Main uses of copper
Approximately 65% of copper produced is used for electrical applications. Copper has the highest electrical conductivity of any metal, apart from silver, leading to applications in:
- Power generation and transmission - motors, generators and transformers provide and deliver electricity safely and efficiently to homes and businesses. As newer, larger offices are built requiring air conditioning and ventilation systems, the demand for copper wire increases further.
- Electrical equipment providing circuitry, wiring and contacts for PCs, TVs and mobile phones.
25% of all the copper produced is used in buildings, for plumbing, roofing and cladding.
Copper provides light, durable maintenance-free structures that are naturally good looking, long lasting and fully recyclable.
Copper was first used by the ancient Egyptians for water piping; samples taken from a temple dated 2750 BC are still in good condition. Copper was also used by the Romans as water pipes and cisterns.
Trains, trams, cars and lorries all need copper and transport accounts for 7% of copper usage.

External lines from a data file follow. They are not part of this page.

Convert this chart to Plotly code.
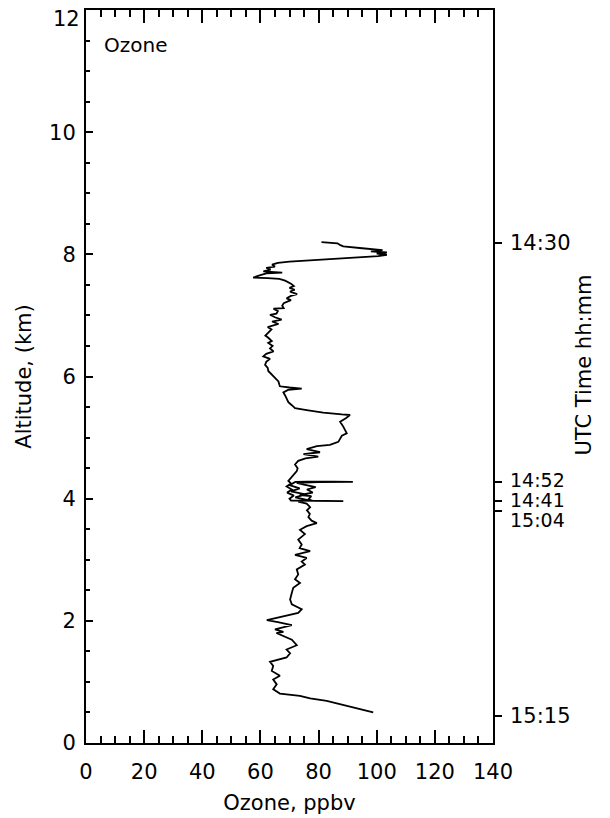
import plotly.graph_objects as go

# Ozone profile (ppbv) vs altitude (km), top of flight to bottom
ozone_ppbv = [
    81.0, 86.5, 87.5, 88.5, 95.0, 99.0, 102.0, 98.0, 103.5, 100.0, 103.5, 100.5, 86.0, 70.0,
    66.0, 64.0, 65.0, 62.0, 63.5, 61.0, 67.5, 62.0, 60.0, 57.5, 62.5, 66.5, 68.5, 70.5,
    71.5, 70.0, 71.8, 70.2, 72.6, 70.5, 69.0, 70.5, 68.0, 67.5, 68.0, 64.5, 66.0, 65.5,
    63.3, 65.0, 67.3, 64.0, 66.2, 62.5, 63.8, 62.8, 61.7, 62.8, 63.9, 62.7, 64.2, 63.3,
    64.5, 62.0, 61.0, 63.3, 62.0, 61.6, 62.5, 62.7, 63.5, 64.4, 65.5, 66.2, 66.5, 66.7,
    70.0, 74.2, 69.5, 67.9, 68.5, 69.0, 69.6, 70.8, 71.9, 75.9, 81.6, 88.0, 90.8, 89.5,
    87.4, 88.5, 89.0, 89.7, 88.0, 87.4, 86.8, 83.9, 79.4, 75.9, 80.5, 74.8, 79.9, 75.5,
    73.0, 71.9, 72.8, 72.5, 71.3, 70.2, 69.6, 70.5, 69.0, 70.8, 69.2, 71.5, 70.0, 70.5,
    75.0, 82.0, 88.5, 84.0, 78.0,
    76.5, 77.5, 73.5, 78.0, 76.0, 79.0, 75.0, 72.5,
    80.0, 88.0, 91.8, 85.0, 76.0, 72.0,
    70.0, 73.5, 70.5, 75.5, 72.0, 76.0, 73.0, 75.9, 77.1, 76.0, 77.0, 76.5, 77.6, 79.4,
    75.9, 73.6, 75.3, 73.0, 74.2, 73.5, 77.1, 75.3, 71.9, 75.9, 74.2, 75.3, 72.5, 73.0,
    71.9, 73.6, 71.3, 70.8, 70.2, 70.8, 74.2, 73.0, 67.9, 62.2, 66.0, 70.8, 65.0, 67.9,
    65.5, 68.5, 70.8, 72.5, 69.0, 70.2, 69.0, 63.3, 64.4, 63.9, 66.7, 64.4, 65.6, 64.4,
    66.7, 73.6, 77.1, 82.8, 88.5, 93.1, 98.8,
]
altitude_km = [
    8.20, 8.18, 8.15, 8.13, 8.10, 8.08, 8.07, 8.05, 8.03, 8.01, 7.99, 7.97, 7.93, 7.88,
    7.86, 7.83, 7.80, 7.78, 7.75, 7.72, 7.70, 7.69, 7.66, 7.62, 7.61, 7.60, 7.57, 7.52,
    7.48, 7.45, 7.42, 7.39, 7.35, 7.32, 7.28, 7.25, 7.20, 7.16, 7.12, 7.11, 7.07, 7.03,
    7.01, 6.97, 6.93, 6.90, 6.86, 6.81, 6.77, 6.72, 6.67, 6.63, 6.58, 6.55, 6.50, 6.46,
    6.41, 6.37, 6.33, 6.29, 6.24, 6.19, 6.14, 6.09, 6.05, 6.01, 5.96, 5.92, 5.87, 5.84,
    5.82, 5.80, 5.78, 5.74, 5.69, 5.63, 5.58, 5.53, 5.48, 5.45, 5.41, 5.38, 5.37, 5.32,
    5.26, 5.18, 5.13, 5.07, 5.03, 4.99, 4.93, 4.88, 4.86, 4.81, 4.76, 4.73, 4.69, 4.66,
    4.62, 4.56, 4.50, 4.45, 4.38, 4.33, 4.29, 4.25, 4.20, 4.15, 4.10, 4.05, 4.00, 3.97,
    3.965, 3.96, 3.96, 3.962, 3.965,
    3.99, 4.04, 4.06, 4.10, 4.15, 4.19, 4.23, 4.26,
    4.27, 4.275, 4.275, 4.28, 4.28, 4.275,
    4.22, 4.17, 4.12, 4.07, 4.02, 3.98, 3.95, 3.92, 3.86, 3.81, 3.75, 3.70, 3.64, 3.60,
    3.55, 3.49, 3.42, 3.33, 3.25, 3.19, 3.14, 3.12, 3.08, 3.03, 2.97, 2.92, 2.84, 2.76,
    2.68, 2.62, 2.54, 2.46, 2.35, 2.27, 2.19, 2.13, 2.07, 2.01, 1.98, 1.93, 1.86, 1.82,
    1.80, 1.74, 1.69, 1.60, 1.53, 1.47, 1.40, 1.33, 1.26, 1.18, 1.10, 1.04, 0.96, 0.88,
    0.81, 0.77, 0.73, 0.69, 0.62, 0.56, 0.50,
]

# Right axis: UTC time tick marks (altitude, km) and where their labels sit
utc_tick_alt_km = [8.19, 4.27, 3.96, 3.79, 0.44]
utc_label_alt_km = [8.19, 4.31, 3.98, 3.65, 0.44]
utc_labels = ["14:30", "14:52", "14:41", "15:04", "15:15"]

x_ticks = [0, 20, 40, 60, 80, 100, 120, 140]
y_ticks = [0, 2, 4, 6, 8, 10, 12]

FONT = "DejaVu Sans"
TICK_SIZE = 21
TITLE_SIZE = 21
UTC_SIZE = 19

fig = go.Figure()
fig.add_trace(go.Scatter(
    x=ozone_ppbv, y=altitude_km, mode="lines",
    line=dict(color="black", width=1.8), showlegend=False, hoverinfo="skip",
))
fig.add_trace(go.Scatter(x=[None], y=[None], yaxis="y2", showlegend=False, hoverinfo="skip"))

annotations = [dict(
    text="Ozone", x=0.04, y=0.952, xref="paper", yref="paper",
    xanchor="left", yanchor="middle", showarrow=False,
    font=dict(family=FONT, size=20, color="black"),
)]
# top y tick label sits just below the frame corner, as in the reference
annotations.append(dict(
    text=str(y_ticks[-1]), x=0, xshift=-4, y=y_ticks[-1], yshift=-9, xref="paper", yref="y",
    xanchor="right", yanchor="middle", showarrow=False,
    font=dict(family=FONT, size=TICK_SIZE, color="black"),
))
for lab, a in zip(utc_labels, utc_label_alt_km):
    annotations.append(dict(
        text=lab, x=1.0, xshift=15, y=a, xref="paper", yref="y",
        xanchor="left", yanchor="middle", showarrow=False,
        font=dict(family=FONT, size=UTC_SIZE if a not in (utc_label_alt_km[0], utc_label_alt_km[-1]) else TICK_SIZE,
                  color="black"),
    ))
annotations.append(dict(
    text="UTC Time hh:mm", x=1.0, xshift=91, y=0.515, xref="paper", yref="paper",
    xanchor="center", yanchor="middle", textangle=-90, showarrow=False,
    font=dict(family=FONT, size=TITLE_SIZE, color="black"),
))

# the page body adds an 8px offset, so the figure is 8px smaller than the window
fig.update_layout(
    width=602, height=810,
    margin=dict(l=78, r=117, t=2, b=75),
    paper_bgcolor="white", plot_bgcolor="white",
    font=dict(family=FONT, size=TICK_SIZE, color="black"),
    xaxis=dict(
        range=[0, 140], tickvals=x_ticks, ticktext=[str(v) for v in x_ticks],
        ticks="inside", ticklen=13, tickwidth=1.5, tickcolor="black",
        minor=dict(dtick=5, ticks="inside", ticklen=7, tickwidth=1.5, tickcolor="black"),
        showline=True, linecolor="black", linewidth=2, mirror="ticks",
        showgrid=False, zeroline=False, automargin=False,
        ticklabelstandoff=9, ticklabeloverflow="allow",
        title=dict(text="Ozone, ppbv", font=dict(size=TITLE_SIZE), standoff=12),
        tickfont=dict(size=TICK_SIZE),
    ),
    yaxis=dict(
        range=[0, 12], tickvals=y_ticks,
        ticktext=[str(v) if v != y_ticks[-1] else "" for v in y_ticks],
        ticks="inside", ticklen=7, tickwidth=1.5, tickcolor="black",
        minor=dict(dtick=0.5, ticks="inside", ticklen=4, tickwidth=1.5, tickcolor="black"),
        showline=True, linecolor="black", linewidth=2, mirror=False,
        showgrid=False, zeroline=False, automargin=False,
        ticklabelstandoff=4, ticklabeloverflow="allow",
        title=dict(text="Altitude, (km)", font=dict(size=TITLE_SIZE), standoff=12),
        tickfont=dict(size=TICK_SIZE),
    ),
    yaxis2=dict(
        range=[0, 12], overlaying="y", side="right",
        tickvals=utc_tick_alt_km, ticktext=["" for _ in utc_tick_alt_km],
        ticks="outside", ticklen=7, tickwidth=1.5, tickcolor="black",
        showline=True, linecolor="black", linewidth=2,
        showgrid=False, zeroline=False, automargin=False,
        tickfont=dict(size=TICK_SIZE),
    ),
    annotations=annotations,
)

fig.write_html("out.html")
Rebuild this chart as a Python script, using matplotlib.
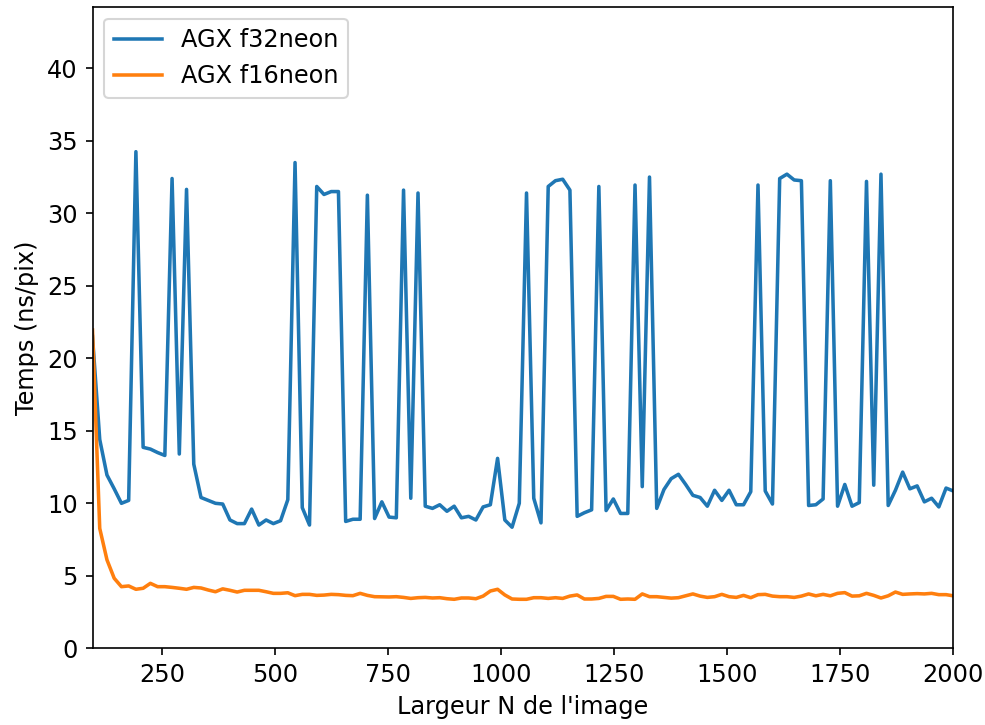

The high purity copper wire harness system carries the current from the battery throughout the vehicle to equipment such as lights, central locking, on board computers and satellite navigation systems. Electric motors, which are wound with high conductivity wire, are used in many of these devices. The average car contains about 1km of wire.
Electric super trams in cities such as Manchester, Sheffield and Croydon, provide clean, efficient transport powered by electric motors. The overhead contact wires are either copper-silver or copper-cadmium alloys.